I think the main thought is if you have somebody to share everything with, you’d be less depressed.  But…just sometimes, that isn’t the case.
So, here I am today, depressed, and my assumption is that my other half doesn’t even know-again.  I’ve been sad for a while straight-things are getting frustrating.  I’m not new at this-I know good times/bad times, all that.  And I’m in it for all that.  All I’m saying is I’m frustrated.
No job for longer than expected, so money’s been a little tighter.  I don’t  mind at all paying for stuff, but I’ve had to pitch in way more lately.  My caregiver and I cook and clean all morning almost every day, run errands, pull stickers out of the “kids’” paws and ears.  There’s always something to keep me busy.

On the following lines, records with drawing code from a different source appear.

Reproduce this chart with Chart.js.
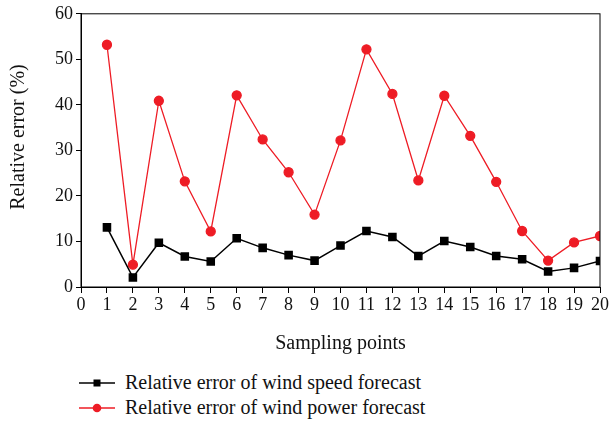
<!DOCTYPE html>
<html>
<head>
<meta charset="utf-8">
<script src="https://cdn.jsdelivr.net/npm/chart.js@4/dist/chart.umd.min.js"></script>
<style>
  body { margin: 0; background: #fff; }
  #wrap { position: relative; width: 610px; height: 360px; }
  .legend { font-family: "Liberation Serif", serif; font-size: 20px; color: #111; margin-left: 79px; margin-top: 10px; }
  .legend div { display: flex; align-items: center; height: 25px; }
  .legend svg { margin-right: 10px; }
</style>
</head>
<body>
<div id="wrap"><canvas id="errChart" width="610" height="360"></canvas></div>
<div class="legend">
  <div><svg width="36" height="10"><line x1="0" y1="5" x2="36" y2="5" stroke="#000" stroke-width="1.5"/><rect x="14.5" y="1.5" width="7" height="7" fill="#000"/></svg>Relative error of wind speed forecast</div>
  <div><svg width="36" height="10"><line x1="0" y1="5" x2="36" y2="5" stroke="#ee1c25" stroke-width="1.3"/><circle cx="18" cy="5" r="4.3" fill="#ee1c25"/></svg>Relative error of wind power forecast</div>
</div>
<script>
const samplingPoints = [1, 2, 3, 4, 5, 6, 7, 8, 9, 10, 11, 12, 13, 14, 15, 16, 17, 18, 19, 20];
const windSpeedError = [13.1, 2.1, 9.7, 6.7, 5.6, 10.7, 8.6, 7.0, 5.8, 9.1, 12.3, 11.0, 6.8, 10.1, 8.8, 6.8, 6.1, 3.4, 4.2, 5.7];
const windPowerError = [53.2, 4.9, 40.9, 23.2, 12.2, 42.1, 32.4, 25.2, 15.9, 32.2, 52.2, 42.4, 23.4, 42.0, 33.2, 23.1, 12.3, 5.8, 9.8, 11.2];
const yTickLabels = [0, 10, 20, 30, 40, 50, 60];

const toXY = (vals) => samplingPoints.map((p, i) => ({ x: p, y: vals[i] }));
const tickFont = { family: "Liberation Serif", size: 18 };

// box round the plot area + y axis title
const frame = {
  id: "frame",
  afterDraw(chart) {
    const { ctx, chartArea: a } = chart;
    ctx.save();
    ctx.strokeStyle = "#000";
    ctx.lineWidth = 1;
    ctx.strokeRect(a.left, a.top, a.right - a.left, a.bottom - a.top);
    ctx.translate(19, 137);
    ctx.rotate(-Math.PI / 2);
    ctx.fillStyle = "#111";
    ctx.font = '20px "Liberation Serif"';
    ctx.textAlign = "center";
    ctx.textBaseline = "middle";
    ctx.fillText("Relative error (%)", 0, 0);
    ctx.restore();
  }
};

new Chart(document.getElementById("errChart"), {
  type: "line",
  data: {
    datasets: [
      {
        label: "Relative error of wind speed forecast",
        data: toXY(windSpeedError),
        borderColor: "#000",
        backgroundColor: "#000",
        borderWidth: 1.5,
        pointStyle: "rect",
        pointRadius: 5,
        tension: 0
      },
      {
        label: "Relative error of wind power forecast",
        data: toXY(windPowerError),
        borderColor: "#ee1c25",
        backgroundColor: "#ee1c25",
        borderWidth: 1.3,
        pointStyle: "circle",
        pointRadius: 4.5,
        tension: 0
      }
    ]
  },
  options: {
    responsive: false,
    animation: false,
    layout: { padding: { left: 0, right: 9, top: -3, bottom: 0 } },
    plugins: { legend: { display: false }, tooltip: { enabled: false } },
    scales: {
      x: {
        type: "linear",
        min: 0,
        max: 20,
        ticks: { stepSize: 1, color: "#111", font: tickFont, padding: 1, maxRotation: 0, autoSkip: false },
        grid: { drawOnChartArea: false, tickLength: 6, color: "#000" },
        border: { color: "#000", width: 1 },
        title: { display: true, text: "Sampling points", color: "#111", font: { family: "Liberation Serif", size: 20 }, padding: { top: 4 } },
        afterFit: (s) => { s.height = 73; }
      },
      y: {
        min: 0,
        max: 60,
        ticks: {
          stepSize: 5,
          color: "#111",
          font: tickFont,
          padding: 3,
          callback: (v) => (yTickLabels.includes(v) ? v : "")
        },
        grid: { drawOnChartArea: false, tickLength: 5, color: "#000" },
        border: { color: "#000", width: 1 },
        afterFit: (s) => { s.width = 81; }
      }
    }
  },
  plugins: [frame]
});
</script>
</body>
</html>
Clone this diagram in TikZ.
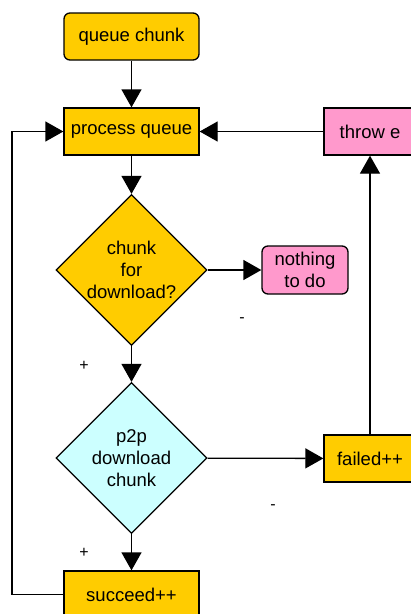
\documentclass[tikz,border=0pt]{standalone}
\usepackage{fontspec}
\setmainfont{Liberation Sans}
\usepackage{tikz}
\usetikzlibrary{shapes.geometric,arrows.meta,positioning}
\usepackage{xcolor}

\definecolor{boxyellow}{HTML}{FFCC00}
\definecolor{boxpink}{HTML}{FF99CC}
\definecolor{boxcyan}{HTML}{CCFFFF}

\begin{document}
\begin{tikzpicture}[
    x=1pt, y=-1pt,
    every node/.style={font=\fontsize{18.5}{22.2}\selectfont, align=center},
    box/.style={draw, line width=1.3pt, rectangle, minimum width=135pt, minimum height=47pt, inner sep=0pt},
    roundbox/.style={box, rounded corners=6pt},
    sidebox/.style={box, minimum width=92pt},
    decision/.style={draw, line width=1.3pt, diamond, aspect=1, minimum size=151pt, inner sep=0pt},
    sign/.style={font=\fontsize{16}{18}\selectfont, inner sep=0pt},
    flow/.style={line width=1.3pt, -{Triangle[length=18pt, width=20pt]}}
]
\useasboundingbox (0,0) rectangle (411,614);

\node[roundbox, fill=boxyellow] (queue) at (131.5,36.5) {queue chunk};
\node[box, fill=boxyellow] (process) at (131.5,131.5) {process queue};
\node[sidebox, fill=boxpink] (throw) at (370,131.5) {throw e};
\node[decision, fill=boxyellow] (forload) at (131.5,270) {chunk\\for\\download?};
\node[roundbox, fill=boxpink, minimum width=86pt, minimum height=48pt] (nothing) at (305,270) {nothing\\to do};
\node[decision, fill=boxcyan] (p2p) at (131.5,458) {p2p\\download\\chunk};
\node[sidebox, fill=boxyellow] (failed) at (370,458.5) {failed++};
\node[box, fill=boxyellow] (succeed) at (131.5,594.5) {succeed++};

\node[sign] (minusA) at (242,320) {-};
\node[sign] (plusA) at (84,366) {+};
\node[sign] (minusB) at (273,507) {-};
\node[sign] (plusB) at (84,553) {+};

\coordinate (back) at (12,0);

\draw[flow] (queue) -- (process);
\draw[flow] (process) -- (forload);
\draw[flow] (forload) -- (nothing);
\draw[flow] (forload) -- (p2p);
\draw[flow] (p2p) -- (failed);
\draw[flow] (p2p) -- (succeed);
\draw[flow] (failed) -- (throw);
\draw[flow] (throw) -- (process);
\draw[flow] (succeed.west) -- (succeed.west -| back) |- (process.west);
\end{tikzpicture}
\end{document}
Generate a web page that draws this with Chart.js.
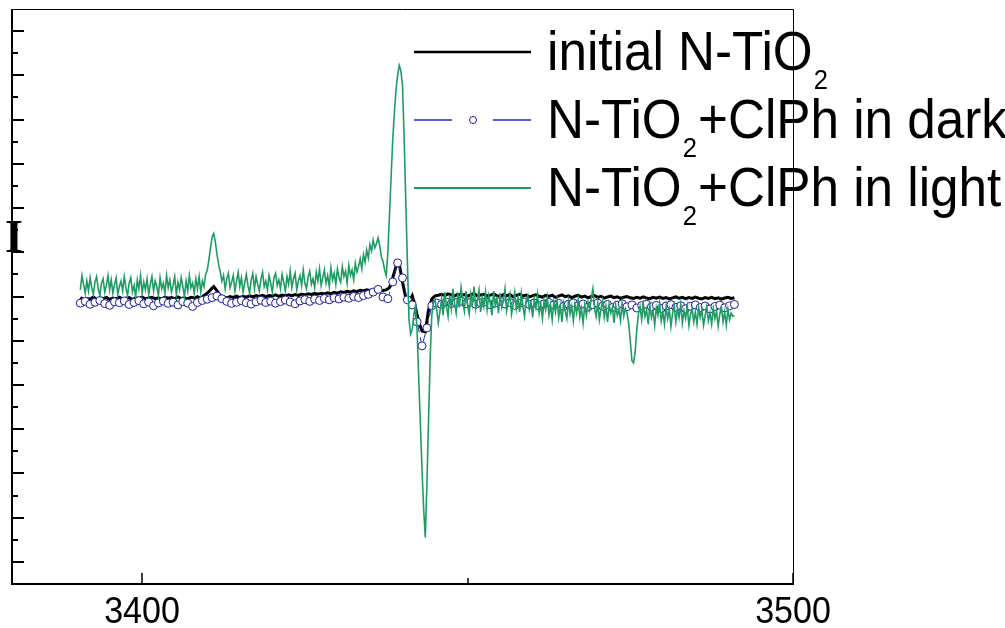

I said something the other day, regarding my perceived lack of help, but they replied, “It is what it is.”
Oh.  It’s okay that I’m always so stressed that on my downtime I don’t even know what to do for fun?  Is that what would’ve been said if the tables were turned?
We wanted to go out today, but, to make a long story short, there was a miscommunication in timing (I guess), so I’m home, writing this.  Coincidently, “The Break-up”, which I’ve never seen, is on TV, and they’re arguing about things often being one sided.  I guess that’s just the way it is for everybody sometimes.

I’m finished ranting, but I wish I had a piece of cake to eat right now.  At least I have a soda.  Thanks, guys.  I love ya.